The public advocate continued by offering up plenty of her own policy ideas on how to address the city’s diversity issues, in what sounded a bit like a preview of a Letitia James mayoralty might look like. Ms. James, the first black woman elected to citywide office, is a natural candidate for City Hall someday—though her historically close relationship with de Blasio makes her less likely to challenge him directly in a primary than some of the other candidates bandied about, like Comptroller Scott Stringer or Bronx Borough President Ruben Diaz Jr.
Today, she shared a number of concrete proposals to better tackle the issue of increasing opportunities for MWBEs—an area where she has been critical of de Blasio—and more generally aimed at increasing diversity throughout the city, including setting up a public-private partnership and a point person who would be responsible for increasing opportunities in the private sector.
She also said she would hire MTA Chief Diversity Officer Michael Garner as the chief executive officer of the city of New York and that he would be tasked with ensuring every city agency is diverse as well as establishing a metric system to report on outcomes in the city.
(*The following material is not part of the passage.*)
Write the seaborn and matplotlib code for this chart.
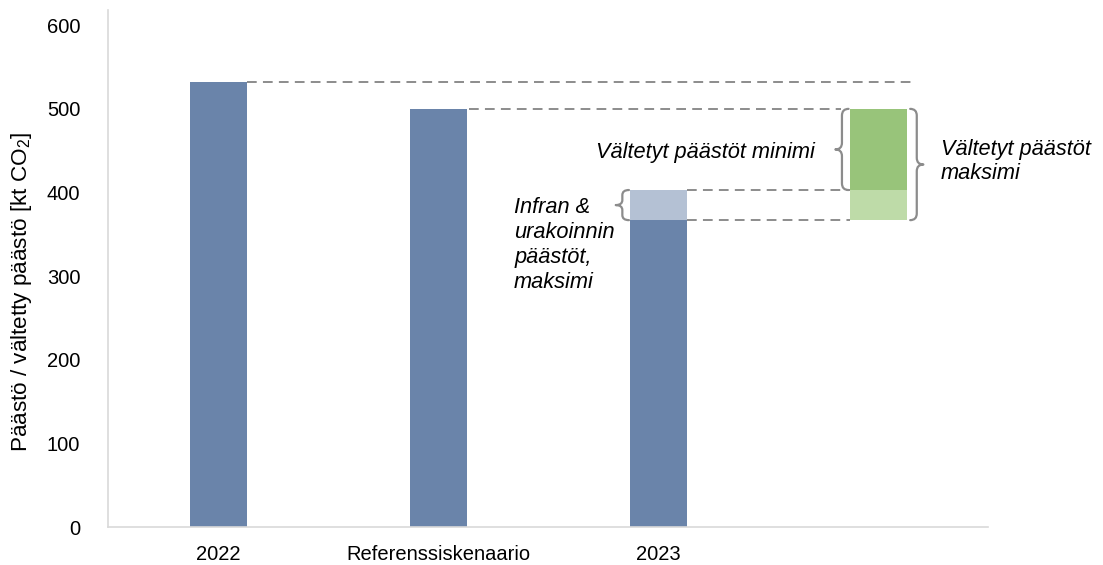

She proposed that the city consider adopting a system similar to the NYPD’s CompStat program for tracking contracting with MWBEs.
The public advocate also said she would hire a chief diversity officer for the Department of Education in order to address segregation in city public schools, which she said is more rampant now than it was in the 1960s and the 1970s.
“There’s a number of initiatives that I have in my head right now,” she said.
She rattled off her accomplishments such as serving as a counsel to the Black and Puerto Rican Caucus in Albany where she said they rewrote Article 15A of the state of New York to promote diversity in the contracts in the state and her work in drafting Local Law 1—a law that governs the city’s MWBE program—while serving as councilwoman in Brooklyn.
She also said that as public advocate, she had called on the city to hire a chief diversity officer and that it ended up happening, in the form of Carra Wallace, chief diversity officer for the office of Comptroller Scott Stringer.
City Hall has not yet appointed a full-time chief diversity officer, although former counsel to the mayor Maya Wiley served as the director of the city’s MWBE program—and some said she wore too many hats. Jonnel Doris, a senior advisor, currently serves as the city’s MWBE point person.
James said she was trying to make her tenure as the first black woman to hold her office count.
“It absolutely would and absolutely means nothing if I don’t do anything with this title, which is why I’ve been pushing for diversity for a very long time,” she said.
During the panel that explored strategies on workforce diversity, the public advocate also said it is “unacceptable” that the city does not have a legal relationship with subcontractors and that it was “abysmal” that out of a $17.8 billion procurement budget, less than 4 percent was awarded to businesses of color.
“I’ve urged this administration, my friend, my colleague…Mayor Bill de Blasio, to do more to increase WMBEs in the city of New York because if you are committed to addressing income inequality, yes, we can support policies and practices and do legislation, but the best way, the best way to promote and to advance income inequality is to make sure that we contract with WMBEs because WMBEs tend to hire their own,” she said.